(Kitco News) - Gold and silver have seen a solid bounce off their Monday lows; however, one market analyst is warning investors that there is more downside potential, as last week’s record highs could signal a top in the market.
In his latest precious metals note, Mike McGlone, senior market strategist at Bloomberg Intelligence, said that while he doesn’t rule out a run to $6,000 an ounce for gold, it’s more likely that prices will test support at $4,000 an ounce. He also believes silver could fall all the way back to $50 an ounce.
“Gold and silver going parabolic in January have the earmarks of 2026 being a down year as part of a peaking process,” he said in the note. “Momentum could carry the store of value as high as $6,000 an ounce, but normal reversion points back toward $4,000.”
Not only has gold’s rally pushed prices into significantly overbought territory, but McGlone said that it has also significantly outpaced the broader commodity index.
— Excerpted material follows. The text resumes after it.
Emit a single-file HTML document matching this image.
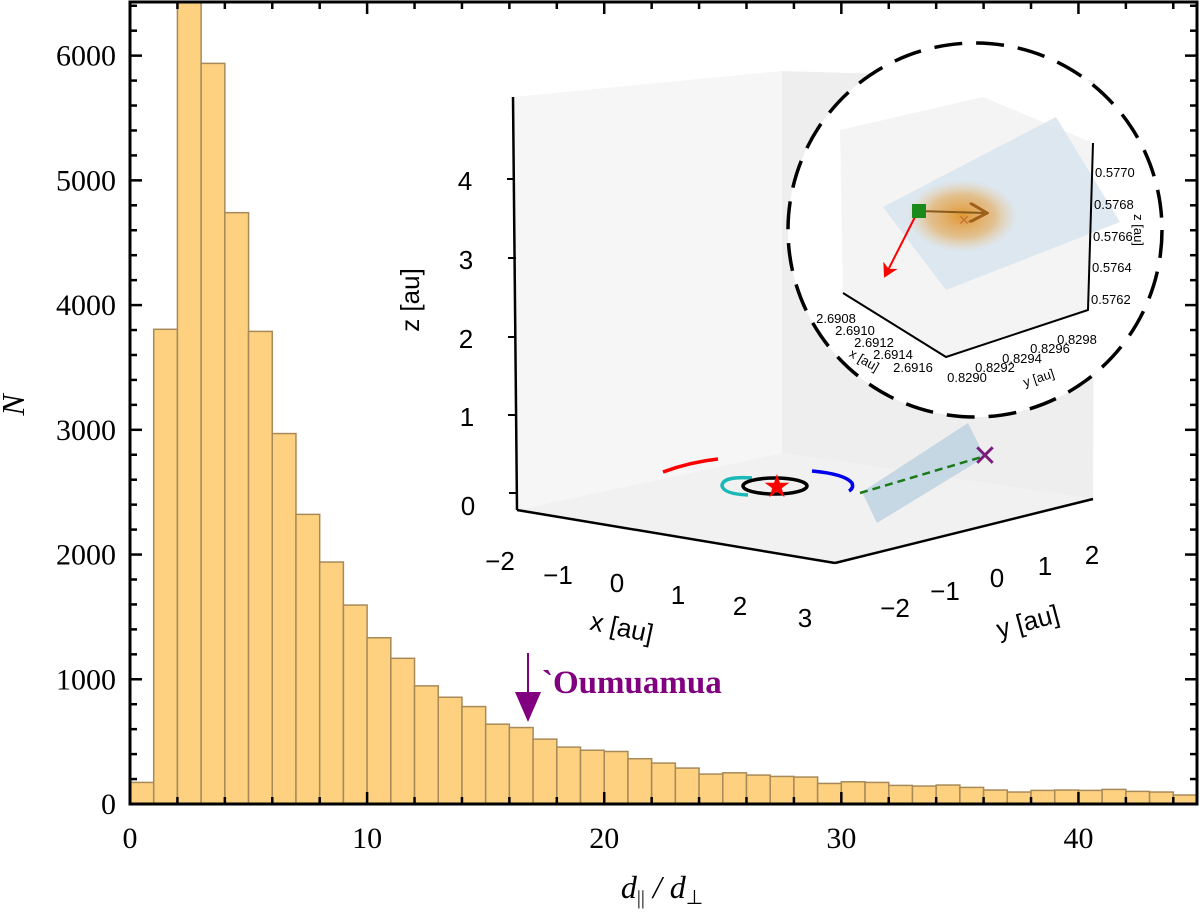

He noted that at its peak, the Bloomberg Commodity Index (BCOM)/gold ratio was 68 from a base of 100 in 1960; meanwhile, 50 marked lows in 1980, ’87, and 2020. Currently, the ratio is trading at 32.
“It might take an unlikely paradigm shift for gold to stay so stretched vs. broad commodities -- or is the BCOM too low?” he said. “When prices move this far and fast, fundamental underpinnings can shift quickly, and gold's uptoo-much risks appear to us to be too extreme for a favorable risk/reward outlook.”
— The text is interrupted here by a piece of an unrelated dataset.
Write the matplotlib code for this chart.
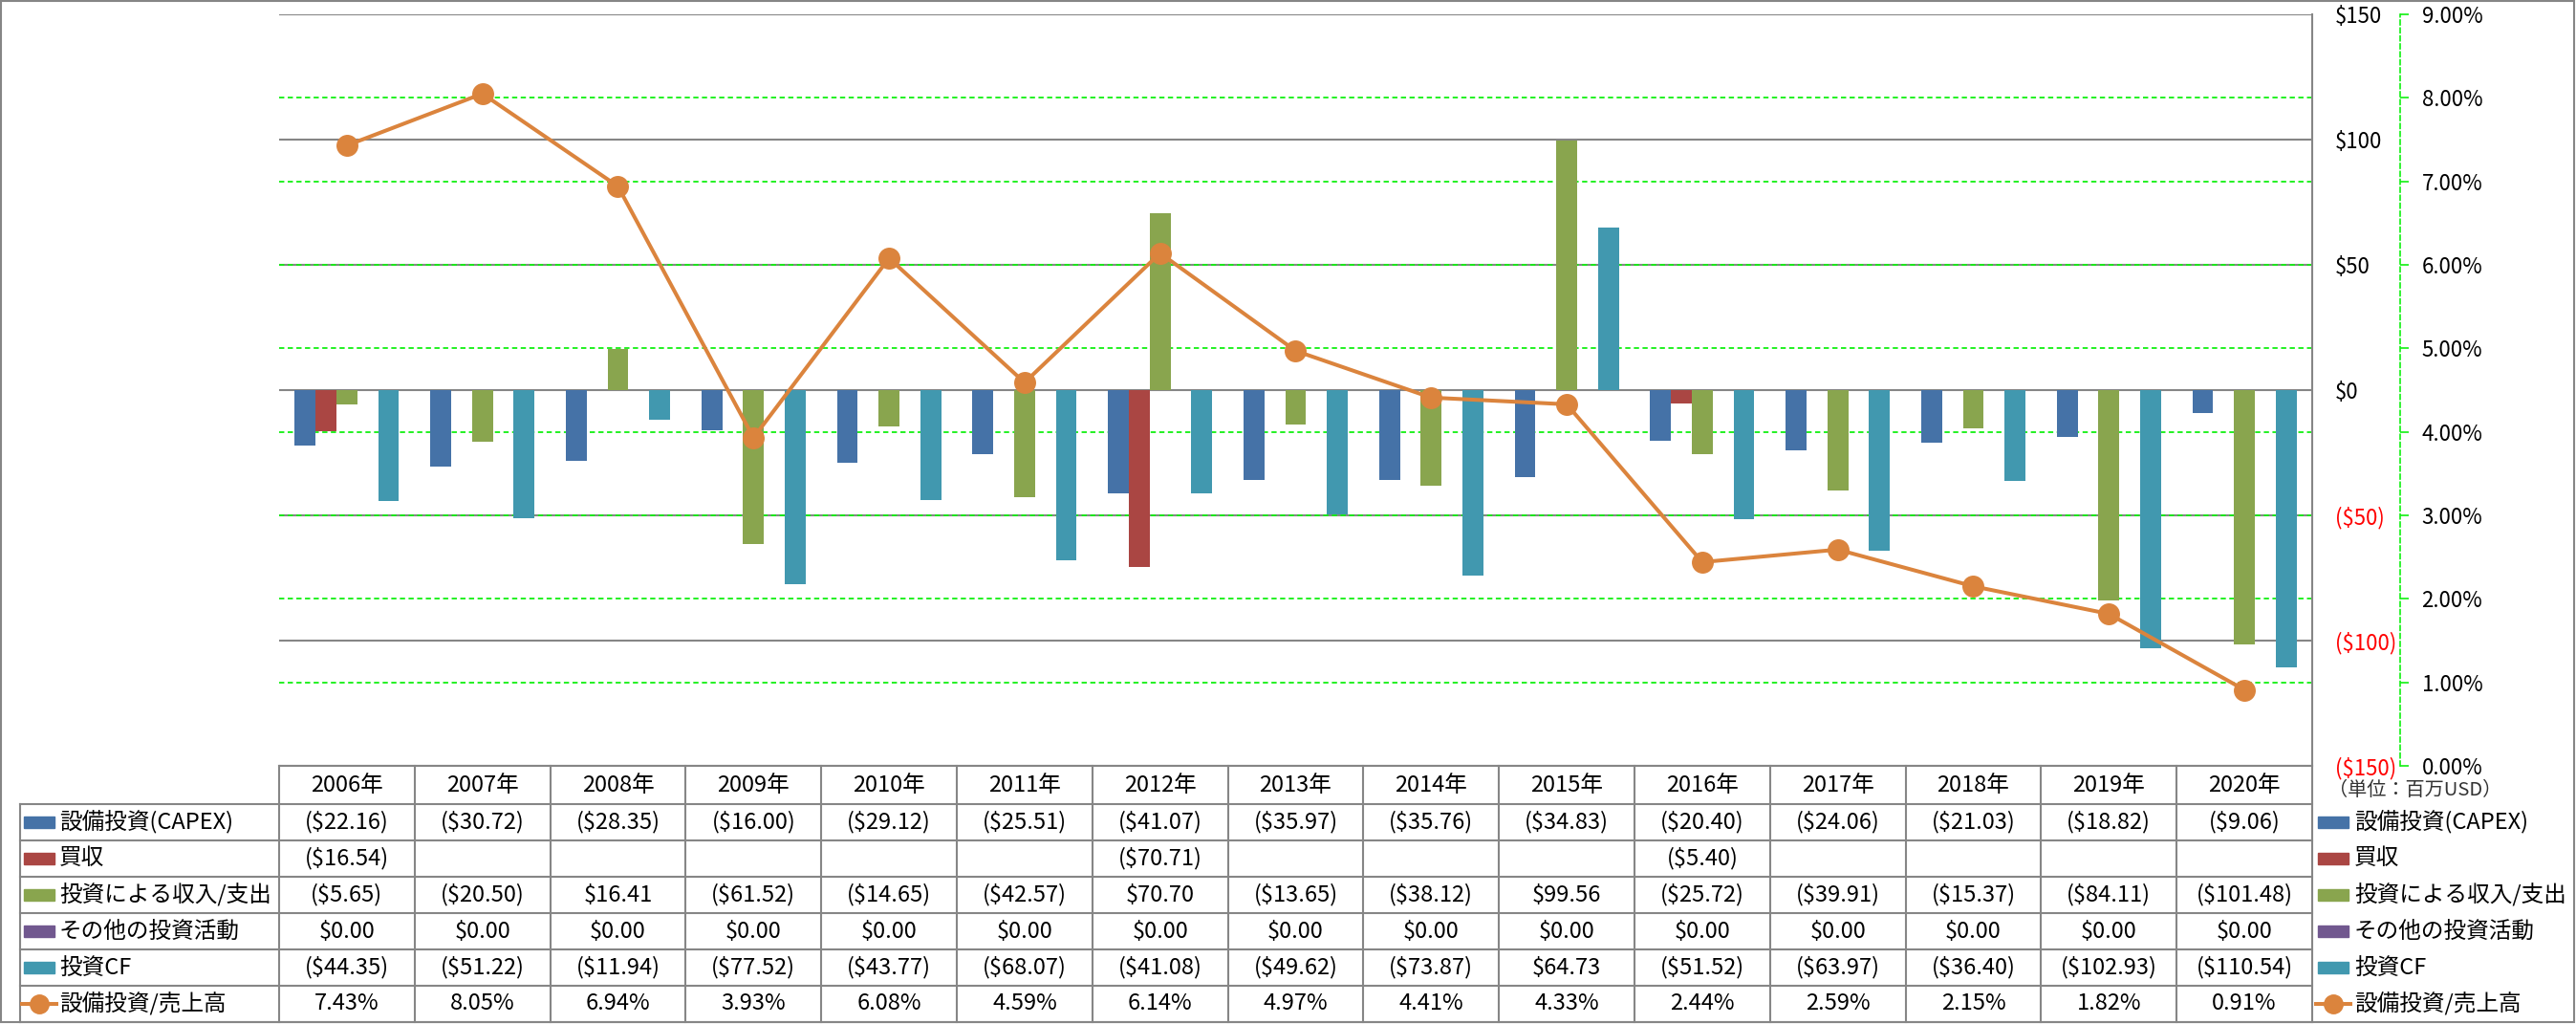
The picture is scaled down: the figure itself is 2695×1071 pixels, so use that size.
import numpy as np
import matplotlib
matplotlib.use('Agg')
import matplotlib.pyplot as plt
from matplotlib.lines import Line2D
from matplotlib.patches import Rectangle
from matplotlib.transforms import blended_transform_factory

plt.rcParams['font.family'] = ['Noto Sans CJK JP', 'DejaVu Sans']

years = ['2006年', '2007年', '2008年', '2009年', '2010年', '2011年', '2012年', '2013年',
         '2014年', '2015年', '2016年', '2017年', '2018年', '2019年', '2020年']
capex = [-22.16, -30.72, -28.35, -16.00, -29.12, -25.51, -41.07, -35.97,
         -35.76, -34.83, -20.40, -24.06, -21.03, -18.82, -9.06]
acq = [-16.54, None, None, None, None, None, -70.71, None,
       None, None, -5.40, None, None, None, None]
inv_io = [-5.65, -20.50, 16.41, -61.52, -14.65, -42.57, 70.70, -13.65,
          -38.12, 99.56, -25.72, -39.91, -15.37, -84.11, -101.48]
other = [0.0] * 15
inv_cf = [-44.35, -51.22, -11.94, -77.52, -43.77, -68.07, -41.08, -49.62,
          -73.87, 64.73, -51.52, -63.97, -36.40, -102.93, -110.54]
ratio = [7.43, 8.05, 6.94, 3.93, 6.08, 4.59, 6.14, 4.97,
         4.41, 4.33, 2.44, 2.59, 2.15, 1.82, 0.91]

bar_names = ['設備投資(CAPEX)', '買収', '投資による収入/支出', 'その他の投資活動', '投資CF']
bar_data = [capex, acq, inv_io, other, inv_cf]
bar_colors = ['#4572A7', '#AA4643', '#89A54E', '#71588F', '#4198AF']
line_name = '設備投資/売上高'
line_color = '#DB843D'

W, H = 2695, 1071
FS = 16      # axis tick labels
TFS = 17     # table / legend text
GRID = '#868686'
GREEN = '#11F011'

fig = plt.figure(figsize=(W / 100, H / 100), dpi=100)

# plot area in pixels
L, R, T, B = 292, 2419, 15, 801
ax = fig.add_axes([L / W, 1 - B / H, (R - L) / W, (B - T) / H])
ax2 = ax.twinx()

n = len(years)
x = np.arange(n)
w = 1 / 6.5
for i, (vals, c) in enumerate(zip(bar_data, bar_colors)):
    v = [np.nan if a is None else a for a in vals]
    ax.bar(x + (i - 2) * w, v, w, color=c, zorder=3)

ax.set_xlim(-0.5, n - 0.5)
ax.set_ylim(-150, 150)
ax.set_yticks([-150, -100, -50, 0, 50, 100, 150])
ax.yaxis.grid(True, color=GRID, lw=1.5, zorder=1)
ax.set_axisbelow(True)
ax.set_xticks([])
ax.yaxis.tick_right()
ax.tick_params(axis='y', length=0, pad=17, labelsize=FS)
ax.set_yticklabels(['($150)', '($100)', '($50)', '$0', '$50', '$100', '$150'])
for lab, v in zip(ax.get_yticklabels(), [-150, -100, -50, 0, 50, 100, 150]):
    lab.set_color('red' if v < 0 else 'black')
for s in ['left', 'top', 'bottom']:
    ax.spines[s].set_visible(False)
ax.spines['right'].set_color(GRID)
ax.spines['right'].set_linewidth(1.5)

# secondary axis
ax2.set_ylim(0, 9)
ax2.set_yticks(range(10))
ax2.set_yticklabels([f'{v:.2f}%' for v in range(10)])
ax2.plot(x, ratio, color=line_color, lw=2.9, marker='o', ms=15.5, zorder=5)
for s in ['left', 'top', 'bottom']:
    ax2.spines[s].set_visible(False)
ax2.spines['right'].set_position(('outward', 66))
ax2.spines['right'].set_color(GREEN)
ax2.spines['right'].set_linestyle((0, (3, 2)))
ax2.spines['right'].set_linewidth(1.2)
ax2.tick_params(axis='y', direction='out', length=6.5, width=1.2, color=GREEN,
                pad=10, labelsize=FS)

# green dashed gridlines behind the bars
tr = blended_transform_factory(ax.transAxes, ax2.transData)
for p in range(1, 9):
    ax.add_line(Line2D([0, 1], [p, p], transform=tr, color=GREEN, lw=1.3,
                       ls=(0, (3, 2)), zorder=2))

# data table in pixel coordinates
tb = fig.add_axes([0, 0, 1, 1])
tb.set_xlim(0, W)
tb.set_ylim(H, 0)
tb.axis('off')
tb.patch.set_visible(False)

colw = (R - L) / n
row_tops = [B, 841, 879, 917, 955, 993, 1031, 1069]
LX = 21

tb.plot([L, R], [B, B], color=GRID, lw=1.5)
for yy in row_tops[1:]:
    tb.plot([LX, R], [yy, yy], color=GRID, lw=1.5)
for j in range(n + 1):
    tb.plot([L + j * colw] * 2, [B, row_tops[-1]], color=GRID, lw=1.5)
tb.plot([LX, LX], [row_tops[1], row_tops[-1]], color=GRID, lw=1.5)


def money(v):
    if v is None:
        return ''
    if v < 0:
        return f'(${-v:.2f})'
    return f'${v:.2f}'


for j in range(n):
    cx = L + (j + 0.5) * colw
    tb.text(cx, (row_tops[0] + row_tops[1]) / 2, years[j], ha='center', va='center', fontsize=TFS)
    for k, vals in enumerate(bar_data):
        cy = (row_tops[k + 1] + row_tops[k + 2]) / 2
        tb.text(cx, cy, money(vals[j]), ha='center', va='center', fontsize=TFS)
    cy = (row_tops[6] + row_tops[7]) / 2
    tb.text(cx, cy, f'{ratio[j]:.2f}%', ha='center', va='center', fontsize=TFS)

names = bar_names + [line_name]
for k, name in enumerate(names):
    cy = (row_tops[k + 1] + row_tops[k + 2]) / 2
    for kx, tx in [(25, 62), (2425, 2463)]:
        if k < 5:
            tb.add_patch(Rectangle((kx, cy - 6), 32, 12, color=bar_colors[k]))
        else:
            tb.plot([kx - 2, kx + 34], [cy, cy], color=line_color, lw=2.9)
            tb.plot([kx + 16], [cy], marker='o', ms=14, color=line_color)
        tb.text(tx, cy, name, ha='left', va='center', fontsize=TFS)

tb.text(2436, 827, '（単位：百万USD）', ha='left', va='center', fontsize=14.5, color='#333333')

# outer border
tb.add_patch(Rectangle((1, 1), W - 3, H - 3, fill=False, ec=GRID, lw=1.5))

fig.savefig('out.png', dpi=100)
At the same time, McGlone noted that gold is also overvalued compared to inflation.
“Not since President Richard Nixon exited the gold standard in 1971 has gold been so stretched with inflation so low. Will inflation follow the ancient store of value that's gone parabolic, or will typical post-inflation deflation prevail?” he said. “We lean to the latter.”
Although gold may be overvalued, McGlone noted that it could still play an important role as a portfolio diversifier. He pointed out that even at elevated levels, the gold/S&P 500 ratio remains elevated.
“When the metal topped about 15 years ago, so did the ounces of gold divided by the S&P 500 (SPX), near 1.7x. At 0.71x on Feb. 3, the gold/SPX ratio is less than half its 2011 high, which may indicate a support factor for the ancient store of value as a diversification hedge against elevated equities,” he said.
Looking ahead, McGlone said that renewed bullish momentum in equity markets could put more downside risk on gold; however, he added that if the broad market index falls, gold, even at lower prices, could outperform on a relative basis.
Looking at silver, McGlone said that it’s unlikely the gold/silver ratio is sustainable below 50 points. Silver’s sharp decline on Friday and Monday has pushed the ratio back to historical norms, currently trading at 56.6 points.
“This year's $121.65 high may be revisited, but reversion toward $50 appears as a normal path for the commodity known as the 'devil's metal,' due to its volatility,” he said.